- [INSTRUCTIONS FOR THE TASK] From the listing below, copy only the lines running from the line that contains "The picture is" to the line that contains "caption_centers = [476, 1516, 2550]", both included.
* * * *
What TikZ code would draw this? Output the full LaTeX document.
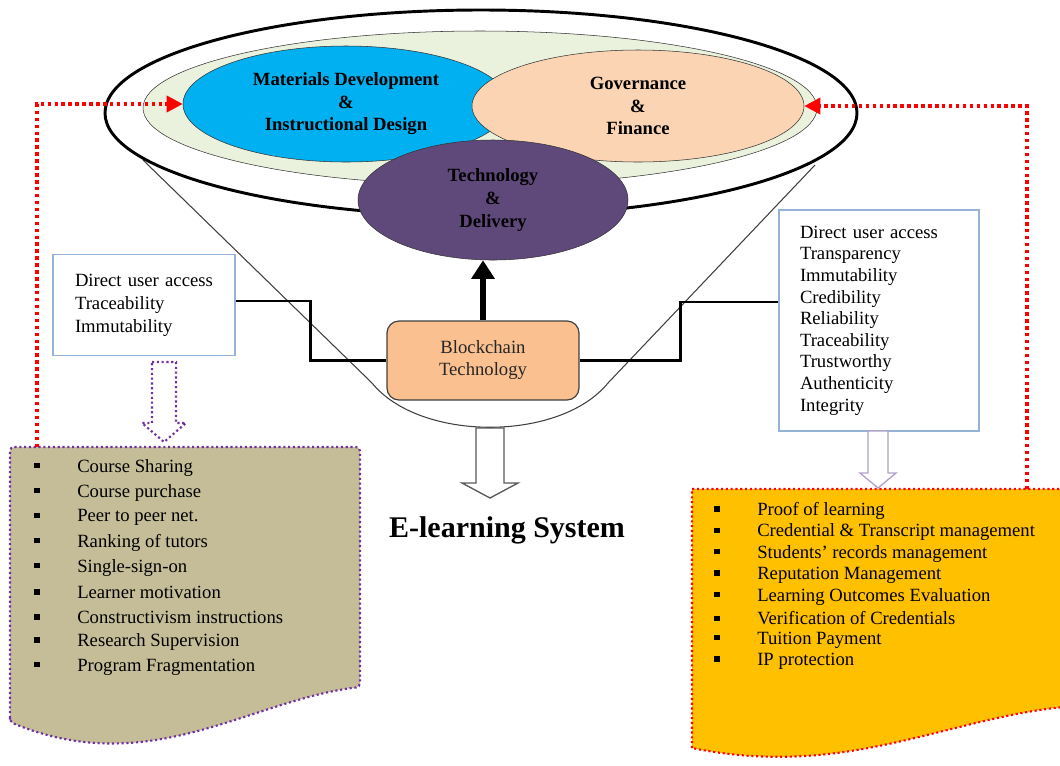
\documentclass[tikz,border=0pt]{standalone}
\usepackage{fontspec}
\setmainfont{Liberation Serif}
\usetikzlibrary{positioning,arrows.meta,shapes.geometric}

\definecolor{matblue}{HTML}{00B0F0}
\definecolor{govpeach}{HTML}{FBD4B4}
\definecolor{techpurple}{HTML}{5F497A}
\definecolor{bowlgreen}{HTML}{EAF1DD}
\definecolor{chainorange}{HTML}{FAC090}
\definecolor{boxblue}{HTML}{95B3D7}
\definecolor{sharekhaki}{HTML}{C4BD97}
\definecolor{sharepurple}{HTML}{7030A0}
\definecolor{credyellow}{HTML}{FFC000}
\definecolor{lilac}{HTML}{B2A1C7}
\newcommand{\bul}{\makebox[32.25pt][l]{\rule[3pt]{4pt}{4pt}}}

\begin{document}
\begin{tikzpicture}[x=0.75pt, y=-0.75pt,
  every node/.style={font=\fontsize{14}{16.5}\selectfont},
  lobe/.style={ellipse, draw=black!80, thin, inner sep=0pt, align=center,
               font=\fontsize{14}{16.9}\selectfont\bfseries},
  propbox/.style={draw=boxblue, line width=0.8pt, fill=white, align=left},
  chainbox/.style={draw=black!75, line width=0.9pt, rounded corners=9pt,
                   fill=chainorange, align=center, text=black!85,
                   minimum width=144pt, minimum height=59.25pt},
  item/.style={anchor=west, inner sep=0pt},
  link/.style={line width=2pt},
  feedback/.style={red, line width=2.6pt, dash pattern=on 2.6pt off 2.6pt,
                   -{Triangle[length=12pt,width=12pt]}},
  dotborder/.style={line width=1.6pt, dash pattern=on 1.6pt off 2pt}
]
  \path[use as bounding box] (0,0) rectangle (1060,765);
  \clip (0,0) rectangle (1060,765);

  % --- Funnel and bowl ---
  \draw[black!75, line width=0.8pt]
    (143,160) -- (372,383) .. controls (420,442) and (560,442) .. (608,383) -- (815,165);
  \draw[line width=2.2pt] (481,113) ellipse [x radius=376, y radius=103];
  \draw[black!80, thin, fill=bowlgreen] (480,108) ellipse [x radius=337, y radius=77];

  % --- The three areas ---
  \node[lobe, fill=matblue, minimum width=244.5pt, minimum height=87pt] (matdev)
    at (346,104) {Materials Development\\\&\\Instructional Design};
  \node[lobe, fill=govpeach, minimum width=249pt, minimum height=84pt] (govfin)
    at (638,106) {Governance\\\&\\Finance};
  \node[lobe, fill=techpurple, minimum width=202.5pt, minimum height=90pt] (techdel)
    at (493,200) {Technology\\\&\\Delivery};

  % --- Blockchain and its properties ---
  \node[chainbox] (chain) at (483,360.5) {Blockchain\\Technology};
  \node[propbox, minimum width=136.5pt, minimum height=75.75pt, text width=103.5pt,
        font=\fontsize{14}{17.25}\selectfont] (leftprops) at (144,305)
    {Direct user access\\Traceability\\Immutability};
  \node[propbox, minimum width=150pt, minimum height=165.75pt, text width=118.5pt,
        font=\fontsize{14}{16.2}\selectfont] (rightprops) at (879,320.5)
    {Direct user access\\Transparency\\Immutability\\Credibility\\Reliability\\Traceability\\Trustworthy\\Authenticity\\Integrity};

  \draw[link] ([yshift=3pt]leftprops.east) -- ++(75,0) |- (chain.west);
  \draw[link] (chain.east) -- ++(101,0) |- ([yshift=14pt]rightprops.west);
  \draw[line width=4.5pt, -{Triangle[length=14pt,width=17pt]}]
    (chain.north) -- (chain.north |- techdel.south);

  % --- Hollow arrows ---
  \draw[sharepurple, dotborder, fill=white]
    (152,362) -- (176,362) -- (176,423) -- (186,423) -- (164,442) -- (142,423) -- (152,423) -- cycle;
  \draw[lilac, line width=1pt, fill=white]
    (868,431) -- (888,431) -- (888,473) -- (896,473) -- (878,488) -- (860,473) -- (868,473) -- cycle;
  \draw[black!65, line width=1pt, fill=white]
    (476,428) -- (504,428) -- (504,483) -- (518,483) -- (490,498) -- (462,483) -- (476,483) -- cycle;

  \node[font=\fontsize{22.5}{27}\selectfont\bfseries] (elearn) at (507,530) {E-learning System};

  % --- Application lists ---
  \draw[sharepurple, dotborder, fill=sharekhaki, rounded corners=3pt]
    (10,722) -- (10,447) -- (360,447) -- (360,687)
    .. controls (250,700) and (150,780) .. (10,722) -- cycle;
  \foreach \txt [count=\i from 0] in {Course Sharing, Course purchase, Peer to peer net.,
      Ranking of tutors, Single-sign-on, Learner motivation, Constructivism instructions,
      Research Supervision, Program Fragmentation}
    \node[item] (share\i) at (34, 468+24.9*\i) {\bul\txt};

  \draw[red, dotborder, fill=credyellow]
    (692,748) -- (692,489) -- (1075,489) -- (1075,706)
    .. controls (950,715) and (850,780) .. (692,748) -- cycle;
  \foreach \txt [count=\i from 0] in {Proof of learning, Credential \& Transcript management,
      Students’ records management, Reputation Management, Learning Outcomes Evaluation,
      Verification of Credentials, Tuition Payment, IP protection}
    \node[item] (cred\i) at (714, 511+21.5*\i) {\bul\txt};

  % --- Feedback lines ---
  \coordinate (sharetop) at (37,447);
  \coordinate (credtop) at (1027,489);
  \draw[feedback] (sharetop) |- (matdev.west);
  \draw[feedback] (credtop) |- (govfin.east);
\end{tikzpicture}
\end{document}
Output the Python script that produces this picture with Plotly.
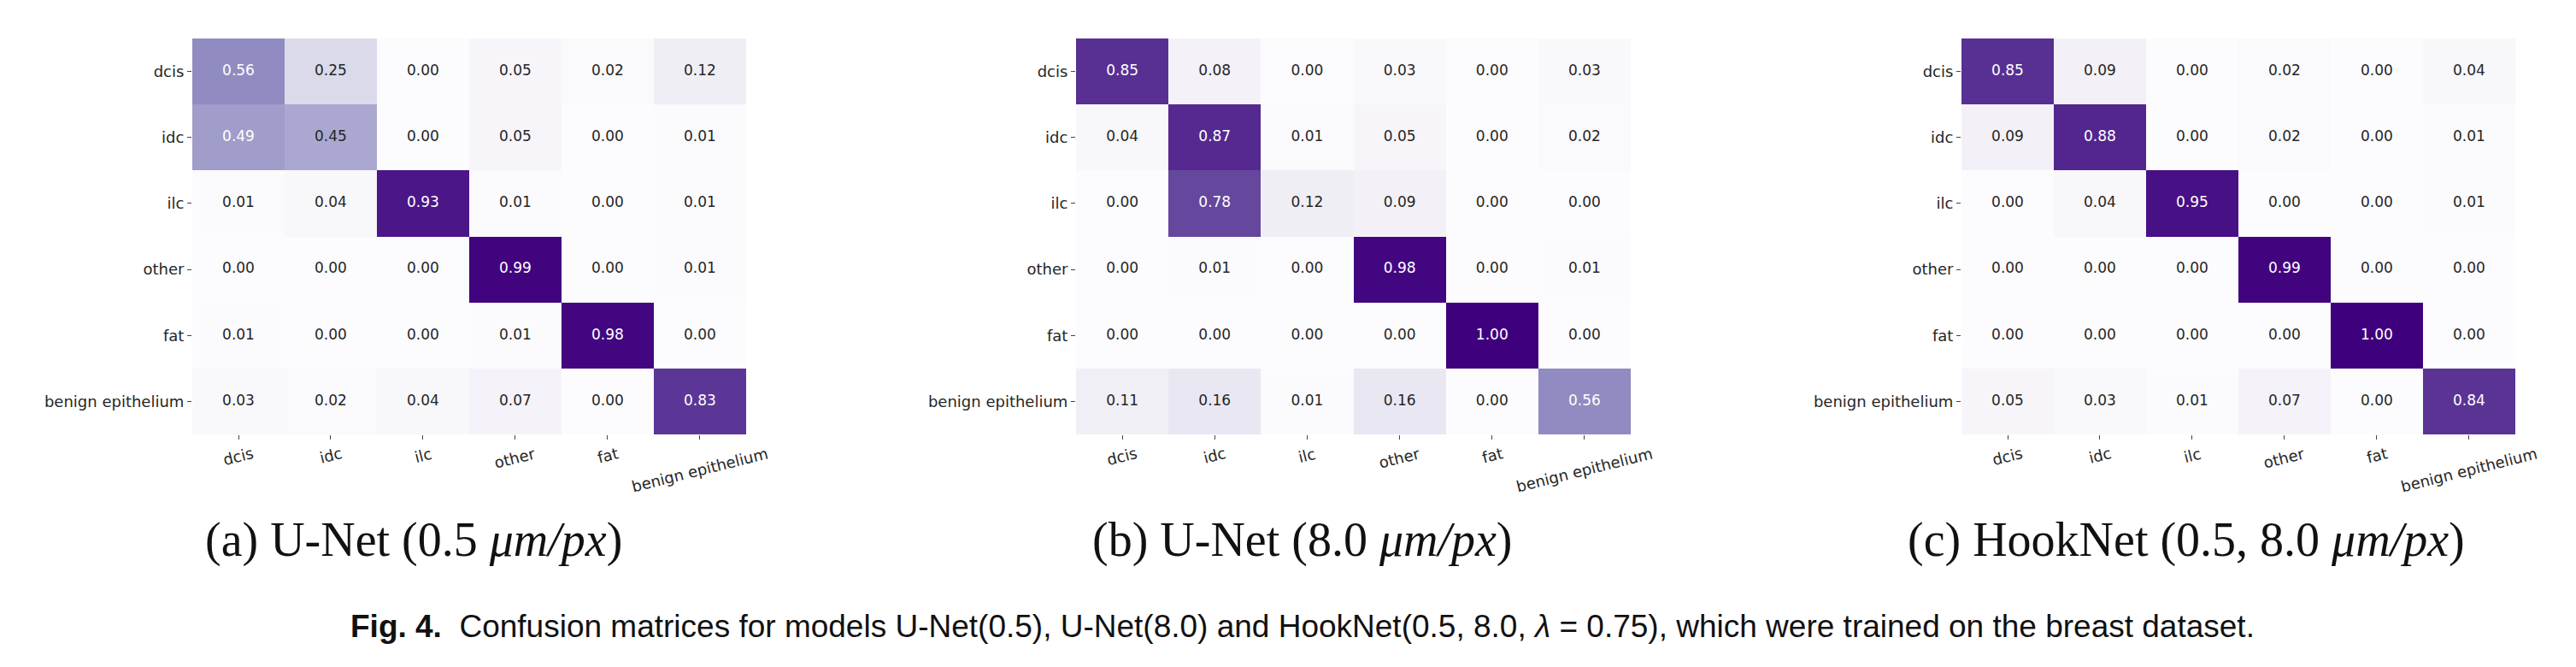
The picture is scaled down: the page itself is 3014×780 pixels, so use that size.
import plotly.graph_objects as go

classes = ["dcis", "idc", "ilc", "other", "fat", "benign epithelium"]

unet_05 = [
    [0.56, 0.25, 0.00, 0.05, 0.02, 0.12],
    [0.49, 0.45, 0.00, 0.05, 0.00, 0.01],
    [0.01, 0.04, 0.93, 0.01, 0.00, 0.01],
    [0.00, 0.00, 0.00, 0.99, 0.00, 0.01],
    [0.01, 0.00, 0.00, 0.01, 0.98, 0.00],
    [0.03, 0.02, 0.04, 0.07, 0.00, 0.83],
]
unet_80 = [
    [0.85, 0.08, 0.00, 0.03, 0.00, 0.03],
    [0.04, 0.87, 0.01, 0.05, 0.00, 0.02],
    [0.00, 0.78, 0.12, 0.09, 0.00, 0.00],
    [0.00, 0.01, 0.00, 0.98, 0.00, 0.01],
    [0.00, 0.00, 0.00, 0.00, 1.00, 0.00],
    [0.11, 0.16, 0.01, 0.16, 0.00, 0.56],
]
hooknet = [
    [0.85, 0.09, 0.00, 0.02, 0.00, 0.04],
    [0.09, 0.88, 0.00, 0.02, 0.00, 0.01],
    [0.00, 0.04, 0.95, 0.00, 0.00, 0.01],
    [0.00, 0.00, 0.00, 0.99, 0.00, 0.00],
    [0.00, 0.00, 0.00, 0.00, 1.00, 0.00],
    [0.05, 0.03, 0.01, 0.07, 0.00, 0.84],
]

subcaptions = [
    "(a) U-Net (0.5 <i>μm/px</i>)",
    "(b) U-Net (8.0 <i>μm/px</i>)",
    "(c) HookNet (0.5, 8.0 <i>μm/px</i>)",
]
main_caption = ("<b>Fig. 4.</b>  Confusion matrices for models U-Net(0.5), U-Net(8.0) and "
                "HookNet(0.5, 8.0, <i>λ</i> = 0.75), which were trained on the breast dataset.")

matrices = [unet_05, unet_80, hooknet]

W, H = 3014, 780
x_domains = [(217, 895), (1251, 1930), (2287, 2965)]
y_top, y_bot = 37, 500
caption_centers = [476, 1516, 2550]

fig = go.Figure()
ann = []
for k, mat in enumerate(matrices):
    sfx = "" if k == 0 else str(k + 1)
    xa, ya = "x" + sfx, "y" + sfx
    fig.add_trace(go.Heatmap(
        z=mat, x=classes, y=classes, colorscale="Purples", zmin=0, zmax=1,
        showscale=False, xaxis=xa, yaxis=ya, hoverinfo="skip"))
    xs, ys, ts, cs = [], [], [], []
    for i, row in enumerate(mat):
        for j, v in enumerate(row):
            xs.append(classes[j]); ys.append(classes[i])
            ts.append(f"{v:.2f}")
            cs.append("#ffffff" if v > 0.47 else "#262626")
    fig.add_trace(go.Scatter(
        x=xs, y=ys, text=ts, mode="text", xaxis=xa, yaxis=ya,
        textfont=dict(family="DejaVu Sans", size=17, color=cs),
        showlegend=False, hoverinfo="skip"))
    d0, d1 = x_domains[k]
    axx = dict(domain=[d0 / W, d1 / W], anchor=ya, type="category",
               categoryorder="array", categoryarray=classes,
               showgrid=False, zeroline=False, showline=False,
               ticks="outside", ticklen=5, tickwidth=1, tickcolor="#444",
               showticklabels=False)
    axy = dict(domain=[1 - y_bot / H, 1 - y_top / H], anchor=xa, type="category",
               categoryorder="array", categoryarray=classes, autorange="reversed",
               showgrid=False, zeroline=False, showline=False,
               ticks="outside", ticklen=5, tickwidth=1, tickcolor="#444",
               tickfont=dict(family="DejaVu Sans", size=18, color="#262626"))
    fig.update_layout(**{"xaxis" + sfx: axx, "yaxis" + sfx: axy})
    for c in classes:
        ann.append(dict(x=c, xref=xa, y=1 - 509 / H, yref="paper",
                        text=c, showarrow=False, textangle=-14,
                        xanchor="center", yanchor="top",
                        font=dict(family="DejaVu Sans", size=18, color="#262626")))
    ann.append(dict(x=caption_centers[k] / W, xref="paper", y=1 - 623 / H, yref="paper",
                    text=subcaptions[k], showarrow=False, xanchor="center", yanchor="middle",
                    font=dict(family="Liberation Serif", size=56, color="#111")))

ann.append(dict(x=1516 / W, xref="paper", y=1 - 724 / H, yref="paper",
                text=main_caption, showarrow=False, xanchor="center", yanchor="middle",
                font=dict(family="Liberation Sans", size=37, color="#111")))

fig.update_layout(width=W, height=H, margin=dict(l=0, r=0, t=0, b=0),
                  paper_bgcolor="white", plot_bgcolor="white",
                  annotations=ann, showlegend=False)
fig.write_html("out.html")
* * * *
- [THE REPLY]
The picture is scaled down: the page itself is 3014×780 pixels, so use that size.
import plotly.graph_objects as go

classes = ["dcis", "idc", "ilc", "other", "fat", "benign epithelium"]

unet_05 = [
    [0.56, 0.25, 0.00, 0.05, 0.02, 0.12],
    [0.49, 0.45, 0.00, 0.05, 0.00, 0.01],
    [0.01, 0.04, 0.93, 0.01, 0.00, 0.01],
    [0.00, 0.00, 0.00, 0.99, 0.00, 0.01],
    [0.01, 0.00, 0.00, 0.01, 0.98, 0.00],
    [0.03, 0.02, 0.04, 0.07, 0.00, 0.83],
]
unet_80 = [
    [0.85, 0.08, 0.00, 0.03, 0.00, 0.03],
    [0.04, 0.87, 0.01, 0.05, 0.00, 0.02],
    [0.00, 0.78, 0.12, 0.09, 0.00, 0.00],
    [0.00, 0.01, 0.00, 0.98, 0.00, 0.01],
    [0.00, 0.00, 0.00, 0.00, 1.00, 0.00],
    [0.11, 0.16, 0.01, 0.16, 0.00, 0.56],
]
hooknet = [
    [0.85, 0.09, 0.00, 0.02, 0.00, 0.04],
    [0.09, 0.88, 0.00, 0.02, 0.00, 0.01],
    [0.00, 0.04, 0.95, 0.00, 0.00, 0.01],
    [0.00, 0.00, 0.00, 0.99, 0.00, 0.00],
    [0.00, 0.00, 0.00, 0.00, 1.00, 0.00],
    [0.05, 0.03, 0.01, 0.07, 0.00, 0.84],
]

subcaptions = [
    "(a) U-Net (0.5 <i>μm/px</i>)",
    "(b) U-Net (8.0 <i>μm/px</i>)",
    "(c) HookNet (0.5, 8.0 <i>μm/px</i>)",
]
main_caption = ("<b>Fig. 4.</b>  Confusion matrices for models U-Net(0.5), U-Net(8.0) and "
                "HookNet(0.5, 8.0, <i>λ</i> = 0.75), which were trained on the breast dataset.")

matrices = [unet_05, unet_80, hooknet]

W, H = 3014, 780
x_domains = [(217, 895), (1251, 1930), (2287, 2965)]
y_top, y_bot = 37, 500
caption_centers = [476, 1516, 2550]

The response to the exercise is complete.